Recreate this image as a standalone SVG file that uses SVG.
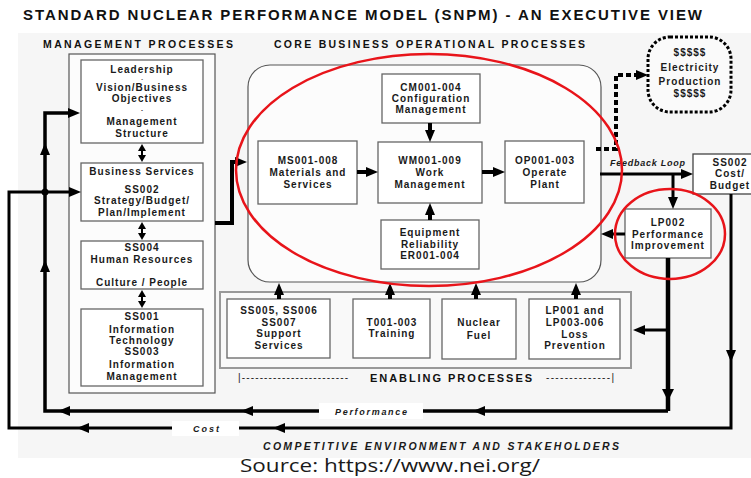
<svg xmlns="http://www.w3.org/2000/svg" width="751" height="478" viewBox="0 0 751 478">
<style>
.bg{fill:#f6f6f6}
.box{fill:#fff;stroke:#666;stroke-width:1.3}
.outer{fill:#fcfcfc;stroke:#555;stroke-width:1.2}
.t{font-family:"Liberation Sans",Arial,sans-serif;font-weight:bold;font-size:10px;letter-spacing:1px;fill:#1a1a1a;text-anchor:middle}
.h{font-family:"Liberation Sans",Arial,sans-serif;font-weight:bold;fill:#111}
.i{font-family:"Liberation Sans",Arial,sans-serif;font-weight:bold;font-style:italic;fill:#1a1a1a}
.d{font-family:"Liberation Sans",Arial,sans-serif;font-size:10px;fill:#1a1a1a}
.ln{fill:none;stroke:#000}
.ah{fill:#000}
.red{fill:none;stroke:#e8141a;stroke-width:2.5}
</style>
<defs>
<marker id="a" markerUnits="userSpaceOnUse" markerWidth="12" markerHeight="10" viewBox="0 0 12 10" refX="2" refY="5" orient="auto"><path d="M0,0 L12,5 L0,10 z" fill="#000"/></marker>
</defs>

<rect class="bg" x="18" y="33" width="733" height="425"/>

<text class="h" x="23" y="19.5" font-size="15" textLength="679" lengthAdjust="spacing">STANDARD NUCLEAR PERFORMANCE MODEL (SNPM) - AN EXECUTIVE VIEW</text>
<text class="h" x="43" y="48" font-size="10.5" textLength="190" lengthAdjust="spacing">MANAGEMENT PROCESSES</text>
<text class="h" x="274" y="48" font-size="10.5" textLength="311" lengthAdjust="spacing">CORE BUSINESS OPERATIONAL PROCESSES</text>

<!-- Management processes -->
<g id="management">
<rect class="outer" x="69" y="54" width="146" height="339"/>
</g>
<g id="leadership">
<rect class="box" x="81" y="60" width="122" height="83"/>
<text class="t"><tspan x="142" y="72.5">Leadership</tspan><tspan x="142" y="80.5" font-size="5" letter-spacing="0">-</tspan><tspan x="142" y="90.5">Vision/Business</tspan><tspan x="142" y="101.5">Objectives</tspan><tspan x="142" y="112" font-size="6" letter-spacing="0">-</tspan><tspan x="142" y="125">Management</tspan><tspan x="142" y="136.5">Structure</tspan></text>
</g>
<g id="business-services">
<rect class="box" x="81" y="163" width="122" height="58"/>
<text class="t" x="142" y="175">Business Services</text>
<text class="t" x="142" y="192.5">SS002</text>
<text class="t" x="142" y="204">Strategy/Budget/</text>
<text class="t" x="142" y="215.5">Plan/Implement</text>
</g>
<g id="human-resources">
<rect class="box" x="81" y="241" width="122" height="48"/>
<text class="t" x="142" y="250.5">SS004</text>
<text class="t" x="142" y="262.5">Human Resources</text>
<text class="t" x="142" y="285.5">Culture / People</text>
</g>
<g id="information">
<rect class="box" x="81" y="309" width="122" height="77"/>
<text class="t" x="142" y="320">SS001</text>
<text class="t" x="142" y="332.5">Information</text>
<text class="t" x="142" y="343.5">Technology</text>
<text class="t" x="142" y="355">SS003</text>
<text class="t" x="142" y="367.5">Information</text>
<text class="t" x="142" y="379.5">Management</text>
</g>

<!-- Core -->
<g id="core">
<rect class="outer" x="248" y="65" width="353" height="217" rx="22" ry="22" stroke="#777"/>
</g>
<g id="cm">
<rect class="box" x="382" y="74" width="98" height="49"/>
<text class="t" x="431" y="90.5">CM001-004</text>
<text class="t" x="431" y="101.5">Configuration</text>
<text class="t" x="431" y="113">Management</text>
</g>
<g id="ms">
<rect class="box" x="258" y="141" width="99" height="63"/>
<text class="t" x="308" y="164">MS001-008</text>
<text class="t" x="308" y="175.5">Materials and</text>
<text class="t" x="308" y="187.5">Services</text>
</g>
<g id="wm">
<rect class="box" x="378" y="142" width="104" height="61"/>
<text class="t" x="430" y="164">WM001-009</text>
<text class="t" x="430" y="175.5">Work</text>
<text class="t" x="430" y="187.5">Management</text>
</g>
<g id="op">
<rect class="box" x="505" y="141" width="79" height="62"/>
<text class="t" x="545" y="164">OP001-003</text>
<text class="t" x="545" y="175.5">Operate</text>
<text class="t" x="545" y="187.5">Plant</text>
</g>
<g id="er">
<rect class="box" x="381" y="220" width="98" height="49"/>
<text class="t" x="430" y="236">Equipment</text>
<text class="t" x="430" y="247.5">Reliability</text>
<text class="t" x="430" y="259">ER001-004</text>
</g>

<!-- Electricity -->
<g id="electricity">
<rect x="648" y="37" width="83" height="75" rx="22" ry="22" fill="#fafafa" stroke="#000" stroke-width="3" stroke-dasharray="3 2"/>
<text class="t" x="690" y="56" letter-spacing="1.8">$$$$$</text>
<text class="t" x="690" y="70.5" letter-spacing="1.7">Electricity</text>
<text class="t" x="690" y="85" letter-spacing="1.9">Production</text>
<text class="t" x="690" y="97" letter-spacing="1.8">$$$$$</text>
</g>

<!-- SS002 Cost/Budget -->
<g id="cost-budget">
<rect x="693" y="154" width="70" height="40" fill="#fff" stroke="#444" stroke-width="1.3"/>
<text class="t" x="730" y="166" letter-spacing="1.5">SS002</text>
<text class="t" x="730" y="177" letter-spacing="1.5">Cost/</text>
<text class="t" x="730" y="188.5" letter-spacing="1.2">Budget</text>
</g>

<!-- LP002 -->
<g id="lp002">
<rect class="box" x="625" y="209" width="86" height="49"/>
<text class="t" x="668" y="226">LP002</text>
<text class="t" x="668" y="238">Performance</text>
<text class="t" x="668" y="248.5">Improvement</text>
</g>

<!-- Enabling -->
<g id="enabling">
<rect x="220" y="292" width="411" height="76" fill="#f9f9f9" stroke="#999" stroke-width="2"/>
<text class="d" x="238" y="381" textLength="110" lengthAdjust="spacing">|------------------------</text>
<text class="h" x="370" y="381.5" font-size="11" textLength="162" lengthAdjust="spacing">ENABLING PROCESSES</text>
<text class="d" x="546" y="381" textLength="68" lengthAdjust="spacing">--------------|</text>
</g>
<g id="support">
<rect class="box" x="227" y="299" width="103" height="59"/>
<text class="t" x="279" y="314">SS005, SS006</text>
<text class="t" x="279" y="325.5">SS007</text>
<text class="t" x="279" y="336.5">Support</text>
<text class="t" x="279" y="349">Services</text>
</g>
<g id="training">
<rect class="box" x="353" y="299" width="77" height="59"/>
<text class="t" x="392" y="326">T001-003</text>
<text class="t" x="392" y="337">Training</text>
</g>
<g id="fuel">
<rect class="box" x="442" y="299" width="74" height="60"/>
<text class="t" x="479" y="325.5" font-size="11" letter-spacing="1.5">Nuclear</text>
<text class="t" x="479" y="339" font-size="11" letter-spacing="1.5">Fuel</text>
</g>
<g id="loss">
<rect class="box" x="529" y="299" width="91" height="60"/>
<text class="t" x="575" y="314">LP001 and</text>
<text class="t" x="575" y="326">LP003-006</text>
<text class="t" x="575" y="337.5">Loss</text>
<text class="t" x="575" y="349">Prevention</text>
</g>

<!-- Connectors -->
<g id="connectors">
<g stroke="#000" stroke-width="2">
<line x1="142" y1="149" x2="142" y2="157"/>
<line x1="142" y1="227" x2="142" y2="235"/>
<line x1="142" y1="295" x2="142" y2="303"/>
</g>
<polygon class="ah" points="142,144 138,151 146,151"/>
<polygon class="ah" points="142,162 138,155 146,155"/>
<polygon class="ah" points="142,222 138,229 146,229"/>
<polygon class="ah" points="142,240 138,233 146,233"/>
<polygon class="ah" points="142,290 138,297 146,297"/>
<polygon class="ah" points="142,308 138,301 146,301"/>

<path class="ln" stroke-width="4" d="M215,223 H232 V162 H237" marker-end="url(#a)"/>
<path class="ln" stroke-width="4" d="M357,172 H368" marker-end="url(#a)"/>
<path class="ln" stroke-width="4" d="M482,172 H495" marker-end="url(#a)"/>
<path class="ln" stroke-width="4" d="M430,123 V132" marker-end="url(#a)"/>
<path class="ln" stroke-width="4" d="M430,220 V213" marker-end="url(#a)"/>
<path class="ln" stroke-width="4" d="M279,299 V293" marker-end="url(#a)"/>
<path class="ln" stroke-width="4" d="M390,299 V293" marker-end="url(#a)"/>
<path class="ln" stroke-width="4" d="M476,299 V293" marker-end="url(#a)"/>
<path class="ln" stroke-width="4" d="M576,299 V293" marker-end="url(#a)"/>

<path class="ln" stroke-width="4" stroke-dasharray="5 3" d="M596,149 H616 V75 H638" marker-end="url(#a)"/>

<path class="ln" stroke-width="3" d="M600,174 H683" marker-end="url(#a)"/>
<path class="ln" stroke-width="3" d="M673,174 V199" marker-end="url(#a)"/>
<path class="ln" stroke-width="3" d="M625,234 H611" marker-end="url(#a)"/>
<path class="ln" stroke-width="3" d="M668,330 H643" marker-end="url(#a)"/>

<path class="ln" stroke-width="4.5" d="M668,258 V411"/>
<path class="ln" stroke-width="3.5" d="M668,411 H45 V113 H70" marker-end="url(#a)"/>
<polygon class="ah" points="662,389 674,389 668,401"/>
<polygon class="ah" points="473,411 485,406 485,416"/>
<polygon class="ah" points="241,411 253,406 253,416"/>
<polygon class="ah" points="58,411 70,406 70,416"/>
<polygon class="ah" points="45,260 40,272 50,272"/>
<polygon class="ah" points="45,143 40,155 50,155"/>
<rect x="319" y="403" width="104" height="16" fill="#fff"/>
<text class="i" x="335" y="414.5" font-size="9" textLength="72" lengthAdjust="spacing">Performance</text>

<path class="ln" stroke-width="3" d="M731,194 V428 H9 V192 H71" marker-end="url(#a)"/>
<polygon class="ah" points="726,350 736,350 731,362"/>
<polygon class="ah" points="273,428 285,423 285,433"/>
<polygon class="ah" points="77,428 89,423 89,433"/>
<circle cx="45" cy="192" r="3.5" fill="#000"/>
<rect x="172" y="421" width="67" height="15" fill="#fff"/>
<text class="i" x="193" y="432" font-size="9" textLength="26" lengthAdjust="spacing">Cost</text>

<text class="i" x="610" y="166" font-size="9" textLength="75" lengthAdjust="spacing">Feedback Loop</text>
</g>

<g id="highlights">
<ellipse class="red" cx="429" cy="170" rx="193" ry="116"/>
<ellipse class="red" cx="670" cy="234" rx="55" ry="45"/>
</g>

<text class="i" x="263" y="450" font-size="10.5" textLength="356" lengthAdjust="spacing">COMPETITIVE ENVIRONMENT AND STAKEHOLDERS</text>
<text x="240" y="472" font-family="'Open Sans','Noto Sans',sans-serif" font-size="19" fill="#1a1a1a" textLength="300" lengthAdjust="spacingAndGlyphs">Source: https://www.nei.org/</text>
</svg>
------------------------
_Exercise requirements_
Set the lines above down again, word for word, from the first through the one containing "BUSINESS OPERATIONAL PROCESSES</text>"; pictures excluded.

_Exercise result_
Recreate this image as a standalone SVG file that uses SVG.
<svg xmlns="http://www.w3.org/2000/svg" width="751" height="478" viewBox="0 0 751 478">
<style>
.bg{fill:#f6f6f6}
.box{fill:#fff;stroke:#666;stroke-width:1.3}
.outer{fill:#fcfcfc;stroke:#555;stroke-width:1.2}
.t{font-family:"Liberation Sans",Arial,sans-serif;font-weight:bold;font-size:10px;letter-spacing:1px;fill:#1a1a1a;text-anchor:middle}
.h{font-family:"Liberation Sans",Arial,sans-serif;font-weight:bold;fill:#111}
.i{font-family:"Liberation Sans",Arial,sans-serif;font-weight:bold;font-style:italic;fill:#1a1a1a}
.d{font-family:"Liberation Sans",Arial,sans-serif;font-size:10px;fill:#1a1a1a}
.ln{fill:none;stroke:#000}
.ah{fill:#000}
.red{fill:none;stroke:#e8141a;stroke-width:2.5}
</style>
<defs>
<marker id="a" markerUnits="userSpaceOnUse" markerWidth="12" markerHeight="10" viewBox="0 0 12 10" refX="2" refY="5" orient="auto"><path d="M0,0 L12,5 L0,10 z" fill="#000"/></marker>
</defs>

<rect class="bg" x="18" y="33" width="733" height="425"/>

<text class="h" x="23" y="19.5" font-size="15" textLength="679" lengthAdjust="spacing">STANDARD NUCLEAR PERFORMANCE MODEL (SNPM) - AN EXECUTIVE VIEW</text>
<text class="h" x="43" y="48" font-size="10.5" textLength="190" lengthAdjust="spacing">MANAGEMENT PROCESSES</text>
<text class="h" x="274" y="48" font-size="10.5" textLength="311" lengthAdjust="spacing">CORE BUSINESS OPERATIONAL PROCESSES</text>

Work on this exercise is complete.